## DATASET CONTENT
**********

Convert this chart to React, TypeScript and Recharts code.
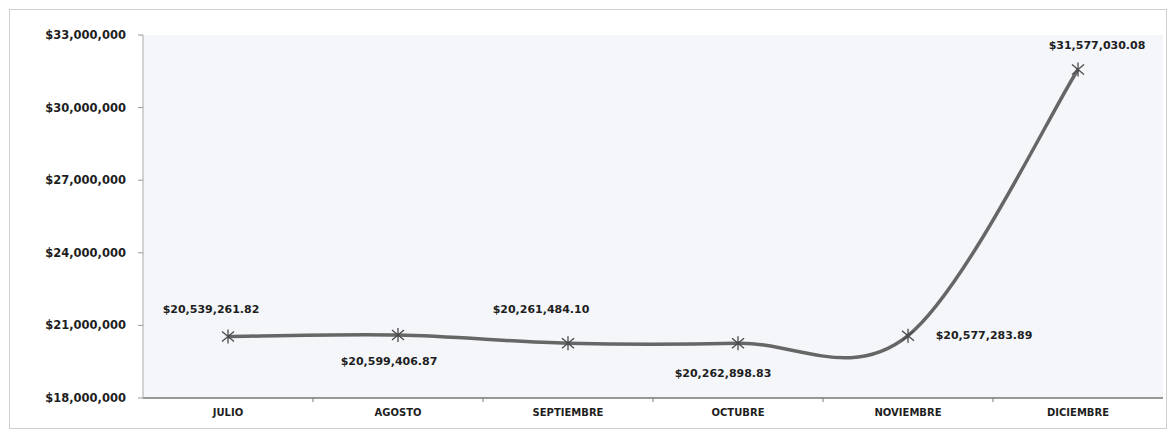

**********

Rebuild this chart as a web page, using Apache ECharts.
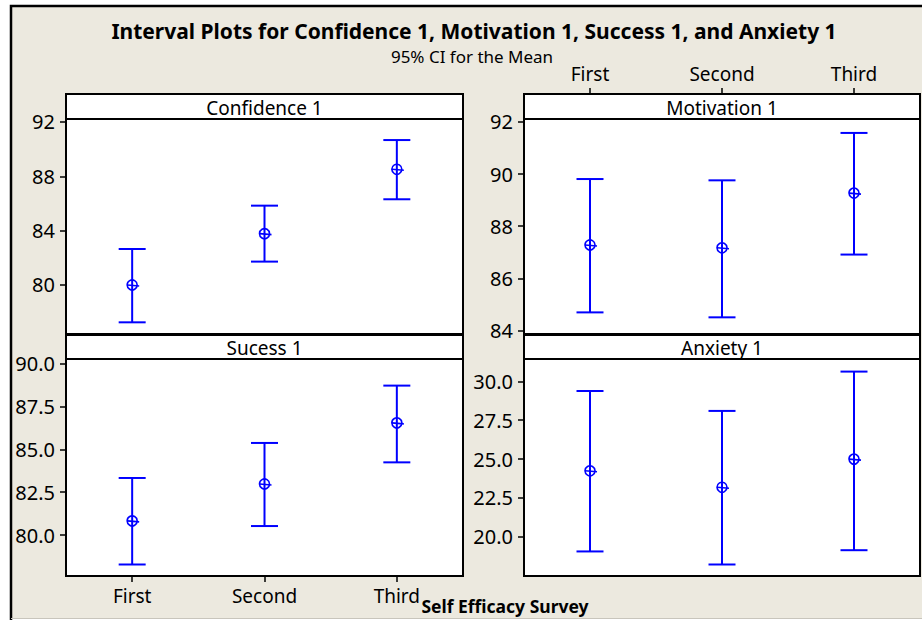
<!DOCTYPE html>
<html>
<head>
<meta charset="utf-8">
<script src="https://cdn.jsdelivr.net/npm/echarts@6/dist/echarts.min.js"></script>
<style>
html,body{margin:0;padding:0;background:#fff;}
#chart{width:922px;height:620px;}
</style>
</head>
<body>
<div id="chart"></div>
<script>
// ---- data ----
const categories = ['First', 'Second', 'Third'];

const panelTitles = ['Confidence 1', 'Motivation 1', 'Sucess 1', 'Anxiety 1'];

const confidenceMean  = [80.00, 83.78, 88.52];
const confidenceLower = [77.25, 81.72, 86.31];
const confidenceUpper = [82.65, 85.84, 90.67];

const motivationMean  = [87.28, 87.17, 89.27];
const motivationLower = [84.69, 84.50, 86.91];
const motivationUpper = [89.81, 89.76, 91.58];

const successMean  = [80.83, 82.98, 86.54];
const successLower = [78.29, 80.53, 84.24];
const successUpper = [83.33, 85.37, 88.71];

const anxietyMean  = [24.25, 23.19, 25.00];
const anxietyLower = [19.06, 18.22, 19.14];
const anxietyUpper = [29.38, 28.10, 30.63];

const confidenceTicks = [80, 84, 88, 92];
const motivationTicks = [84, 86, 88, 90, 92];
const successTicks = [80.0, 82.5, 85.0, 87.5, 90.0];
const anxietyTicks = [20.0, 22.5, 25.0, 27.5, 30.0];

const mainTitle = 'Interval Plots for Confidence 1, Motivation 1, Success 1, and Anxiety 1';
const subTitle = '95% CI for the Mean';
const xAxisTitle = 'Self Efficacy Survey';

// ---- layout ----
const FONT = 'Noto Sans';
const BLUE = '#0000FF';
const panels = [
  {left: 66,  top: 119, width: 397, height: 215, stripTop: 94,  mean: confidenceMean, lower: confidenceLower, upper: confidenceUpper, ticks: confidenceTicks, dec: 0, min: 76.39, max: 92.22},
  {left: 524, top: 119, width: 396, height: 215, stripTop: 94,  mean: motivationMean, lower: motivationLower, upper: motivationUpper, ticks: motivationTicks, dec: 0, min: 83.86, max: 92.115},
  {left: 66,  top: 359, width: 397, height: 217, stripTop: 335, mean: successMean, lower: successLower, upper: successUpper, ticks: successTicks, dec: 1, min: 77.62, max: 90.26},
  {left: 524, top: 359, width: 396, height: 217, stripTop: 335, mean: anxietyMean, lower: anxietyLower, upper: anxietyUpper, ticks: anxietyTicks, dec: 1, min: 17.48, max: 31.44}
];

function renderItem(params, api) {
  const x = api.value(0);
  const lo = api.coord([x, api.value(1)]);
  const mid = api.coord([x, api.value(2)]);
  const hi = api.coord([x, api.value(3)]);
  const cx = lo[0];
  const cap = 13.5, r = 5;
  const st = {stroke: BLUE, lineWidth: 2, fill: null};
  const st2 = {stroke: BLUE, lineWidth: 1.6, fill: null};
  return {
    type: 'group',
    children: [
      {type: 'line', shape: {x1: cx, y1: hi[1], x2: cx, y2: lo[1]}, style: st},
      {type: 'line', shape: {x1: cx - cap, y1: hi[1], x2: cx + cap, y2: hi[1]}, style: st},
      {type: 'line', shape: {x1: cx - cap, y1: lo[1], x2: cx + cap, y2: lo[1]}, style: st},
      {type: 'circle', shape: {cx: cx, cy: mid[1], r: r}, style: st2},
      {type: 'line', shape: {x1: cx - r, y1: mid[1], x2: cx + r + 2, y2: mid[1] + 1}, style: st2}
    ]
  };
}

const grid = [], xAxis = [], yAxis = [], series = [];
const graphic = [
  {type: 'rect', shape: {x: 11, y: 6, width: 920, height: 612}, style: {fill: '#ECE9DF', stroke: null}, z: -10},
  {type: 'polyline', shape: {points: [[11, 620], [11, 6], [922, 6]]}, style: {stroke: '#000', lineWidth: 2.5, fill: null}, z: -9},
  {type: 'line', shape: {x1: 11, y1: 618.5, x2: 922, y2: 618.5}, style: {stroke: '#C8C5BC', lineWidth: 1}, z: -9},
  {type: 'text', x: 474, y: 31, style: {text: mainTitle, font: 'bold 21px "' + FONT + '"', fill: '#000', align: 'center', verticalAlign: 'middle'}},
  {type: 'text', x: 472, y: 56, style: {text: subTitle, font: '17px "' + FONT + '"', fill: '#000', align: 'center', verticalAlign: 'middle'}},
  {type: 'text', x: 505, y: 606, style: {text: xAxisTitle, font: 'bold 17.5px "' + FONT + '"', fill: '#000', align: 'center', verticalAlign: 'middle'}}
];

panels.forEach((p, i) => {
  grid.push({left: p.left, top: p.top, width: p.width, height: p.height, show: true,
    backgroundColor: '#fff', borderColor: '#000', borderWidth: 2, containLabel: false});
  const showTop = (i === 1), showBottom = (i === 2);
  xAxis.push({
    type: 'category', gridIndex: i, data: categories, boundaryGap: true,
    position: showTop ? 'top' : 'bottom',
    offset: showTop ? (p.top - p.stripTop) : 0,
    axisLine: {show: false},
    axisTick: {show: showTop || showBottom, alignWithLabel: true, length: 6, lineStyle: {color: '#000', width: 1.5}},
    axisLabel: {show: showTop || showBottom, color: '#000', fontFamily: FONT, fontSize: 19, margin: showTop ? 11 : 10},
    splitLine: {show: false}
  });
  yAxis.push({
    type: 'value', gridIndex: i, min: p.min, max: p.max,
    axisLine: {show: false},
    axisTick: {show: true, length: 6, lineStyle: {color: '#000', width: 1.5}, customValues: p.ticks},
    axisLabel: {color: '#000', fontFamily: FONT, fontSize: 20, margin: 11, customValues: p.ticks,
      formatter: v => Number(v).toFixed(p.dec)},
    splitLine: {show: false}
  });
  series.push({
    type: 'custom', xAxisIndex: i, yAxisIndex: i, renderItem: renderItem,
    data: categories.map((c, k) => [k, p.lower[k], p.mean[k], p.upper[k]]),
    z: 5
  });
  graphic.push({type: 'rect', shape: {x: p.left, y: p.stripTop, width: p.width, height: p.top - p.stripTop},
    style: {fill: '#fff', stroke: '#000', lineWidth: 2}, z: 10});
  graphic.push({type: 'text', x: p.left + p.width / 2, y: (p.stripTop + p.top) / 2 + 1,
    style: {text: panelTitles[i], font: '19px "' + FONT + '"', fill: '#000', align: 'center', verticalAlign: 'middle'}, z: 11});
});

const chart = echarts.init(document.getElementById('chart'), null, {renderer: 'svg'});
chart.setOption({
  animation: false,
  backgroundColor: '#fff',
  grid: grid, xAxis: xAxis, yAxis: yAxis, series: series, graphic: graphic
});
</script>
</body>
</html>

**********

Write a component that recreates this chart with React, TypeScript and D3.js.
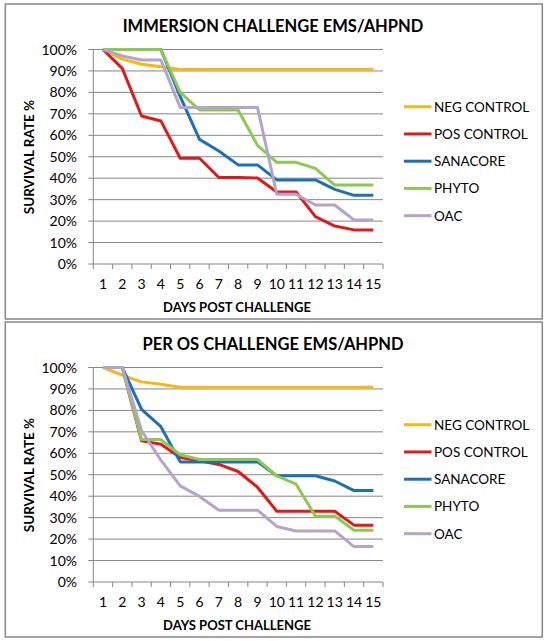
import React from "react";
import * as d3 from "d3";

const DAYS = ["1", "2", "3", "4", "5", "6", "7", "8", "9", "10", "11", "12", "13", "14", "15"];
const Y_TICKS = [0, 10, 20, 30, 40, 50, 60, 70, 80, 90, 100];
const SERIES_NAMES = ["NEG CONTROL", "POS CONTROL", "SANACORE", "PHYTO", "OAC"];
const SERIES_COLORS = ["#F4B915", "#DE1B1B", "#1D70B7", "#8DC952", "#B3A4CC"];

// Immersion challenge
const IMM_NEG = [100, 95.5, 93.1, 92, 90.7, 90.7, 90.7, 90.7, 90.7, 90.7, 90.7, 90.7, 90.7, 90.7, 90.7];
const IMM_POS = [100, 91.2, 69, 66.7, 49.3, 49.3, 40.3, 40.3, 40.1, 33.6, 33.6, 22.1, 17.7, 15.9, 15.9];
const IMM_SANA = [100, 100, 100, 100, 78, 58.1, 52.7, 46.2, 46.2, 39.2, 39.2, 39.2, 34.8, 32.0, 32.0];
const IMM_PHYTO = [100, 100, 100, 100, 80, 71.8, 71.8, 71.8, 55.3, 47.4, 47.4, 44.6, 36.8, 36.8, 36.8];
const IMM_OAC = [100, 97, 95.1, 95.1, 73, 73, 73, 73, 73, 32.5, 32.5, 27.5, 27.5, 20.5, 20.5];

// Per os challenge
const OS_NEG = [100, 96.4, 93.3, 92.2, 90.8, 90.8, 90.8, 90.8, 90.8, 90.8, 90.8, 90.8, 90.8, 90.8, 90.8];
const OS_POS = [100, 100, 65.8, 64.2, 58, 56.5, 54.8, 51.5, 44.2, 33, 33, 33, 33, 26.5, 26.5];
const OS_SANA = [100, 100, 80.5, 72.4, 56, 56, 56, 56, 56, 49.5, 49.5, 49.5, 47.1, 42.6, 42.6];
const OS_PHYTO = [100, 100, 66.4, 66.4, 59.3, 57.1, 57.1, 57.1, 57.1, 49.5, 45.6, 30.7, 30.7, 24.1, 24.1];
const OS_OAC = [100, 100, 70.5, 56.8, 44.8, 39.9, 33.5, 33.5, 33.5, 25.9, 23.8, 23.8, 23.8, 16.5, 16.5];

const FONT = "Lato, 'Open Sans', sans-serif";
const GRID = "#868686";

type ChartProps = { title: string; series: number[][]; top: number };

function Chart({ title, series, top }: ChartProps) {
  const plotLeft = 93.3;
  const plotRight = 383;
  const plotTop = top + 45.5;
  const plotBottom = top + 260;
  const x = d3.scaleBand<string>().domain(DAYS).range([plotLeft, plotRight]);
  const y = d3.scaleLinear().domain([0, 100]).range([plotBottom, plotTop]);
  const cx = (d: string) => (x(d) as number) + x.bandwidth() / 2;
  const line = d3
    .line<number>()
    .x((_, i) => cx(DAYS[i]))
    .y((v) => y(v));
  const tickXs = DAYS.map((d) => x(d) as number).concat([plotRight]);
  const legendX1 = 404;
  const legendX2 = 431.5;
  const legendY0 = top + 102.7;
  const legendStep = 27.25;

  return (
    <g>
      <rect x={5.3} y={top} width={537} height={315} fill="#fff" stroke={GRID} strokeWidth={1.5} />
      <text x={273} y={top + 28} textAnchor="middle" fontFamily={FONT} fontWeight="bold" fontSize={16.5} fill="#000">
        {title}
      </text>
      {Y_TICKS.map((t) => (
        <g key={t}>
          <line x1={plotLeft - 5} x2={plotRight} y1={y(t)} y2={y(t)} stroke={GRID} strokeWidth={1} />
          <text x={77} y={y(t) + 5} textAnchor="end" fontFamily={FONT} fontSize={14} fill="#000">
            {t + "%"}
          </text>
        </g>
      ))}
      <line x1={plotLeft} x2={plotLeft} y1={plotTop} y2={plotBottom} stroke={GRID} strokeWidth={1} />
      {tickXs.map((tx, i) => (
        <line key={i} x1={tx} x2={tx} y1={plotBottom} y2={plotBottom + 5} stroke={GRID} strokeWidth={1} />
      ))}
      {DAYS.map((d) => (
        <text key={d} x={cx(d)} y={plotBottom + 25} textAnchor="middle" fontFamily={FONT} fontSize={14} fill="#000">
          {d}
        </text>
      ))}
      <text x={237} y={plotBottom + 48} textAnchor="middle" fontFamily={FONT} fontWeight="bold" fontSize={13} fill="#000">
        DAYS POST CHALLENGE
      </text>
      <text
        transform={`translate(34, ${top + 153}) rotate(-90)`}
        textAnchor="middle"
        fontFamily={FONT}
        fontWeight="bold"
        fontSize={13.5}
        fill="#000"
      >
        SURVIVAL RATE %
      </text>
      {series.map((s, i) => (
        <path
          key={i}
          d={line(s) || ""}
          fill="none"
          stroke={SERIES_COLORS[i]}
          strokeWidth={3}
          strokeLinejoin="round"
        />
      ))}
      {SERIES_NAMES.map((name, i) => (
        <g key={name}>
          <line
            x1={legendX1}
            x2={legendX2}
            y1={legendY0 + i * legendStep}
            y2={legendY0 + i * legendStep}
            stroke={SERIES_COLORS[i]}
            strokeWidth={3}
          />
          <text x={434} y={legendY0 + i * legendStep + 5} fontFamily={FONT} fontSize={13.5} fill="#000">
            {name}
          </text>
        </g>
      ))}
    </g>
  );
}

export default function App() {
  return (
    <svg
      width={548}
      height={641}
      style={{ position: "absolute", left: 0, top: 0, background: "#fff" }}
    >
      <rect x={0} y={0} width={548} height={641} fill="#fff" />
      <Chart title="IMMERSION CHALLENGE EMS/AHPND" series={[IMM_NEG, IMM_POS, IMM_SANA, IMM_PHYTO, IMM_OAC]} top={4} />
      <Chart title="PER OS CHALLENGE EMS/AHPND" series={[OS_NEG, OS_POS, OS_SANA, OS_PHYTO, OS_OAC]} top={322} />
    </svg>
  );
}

**********

## TASK GOAL
Above are the records; copy exactly the lines from the one with "Write a component" through the one with "27.5, 20.5, 20.5];", including both, and nothing more. Leave out pictures.

## WRITTEN ANSWER
Write a component that recreates this chart with React, TypeScript and D3.js.
import React from "react";
import * as d3 from "d3";

const DAYS = ["1", "2", "3", "4", "5", "6", "7", "8", "9", "10", "11", "12", "13", "14", "15"];
const Y_TICKS = [0, 10, 20, 30, 40, 50, 60, 70, 80, 90, 100];
const SERIES_NAMES = ["NEG CONTROL", "POS CONTROL", "SANACORE", "PHYTO", "OAC"];
const SERIES_COLORS = ["#F4B915", "#DE1B1B", "#1D70B7", "#8DC952", "#B3A4CC"];

// Immersion challenge
const IMM_NEG = [100, 95.5, 93.1, 92, 90.7, 90.7, 90.7, 90.7, 90.7, 90.7, 90.7, 90.7, 90.7, 90.7, 90.7];
const IMM_POS = [100, 91.2, 69, 66.7, 49.3, 49.3, 40.3, 40.3, 40.1, 33.6, 33.6, 22.1, 17.7, 15.9, 15.9];
const IMM_SANA = [100, 100, 100, 100, 78, 58.1, 52.7, 46.2, 46.2, 39.2, 39.2, 39.2, 34.8, 32.0, 32.0];
const IMM_PHYTO = [100, 100, 100, 100, 80, 71.8, 71.8, 71.8, 55.3, 47.4, 47.4, 44.6, 36.8, 36.8, 36.8];
const IMM_OAC = [100, 97, 95.1, 95.1, 73, 73, 73, 73, 73, 32.5, 32.5, 27.5, 27.5, 20.5, 20.5];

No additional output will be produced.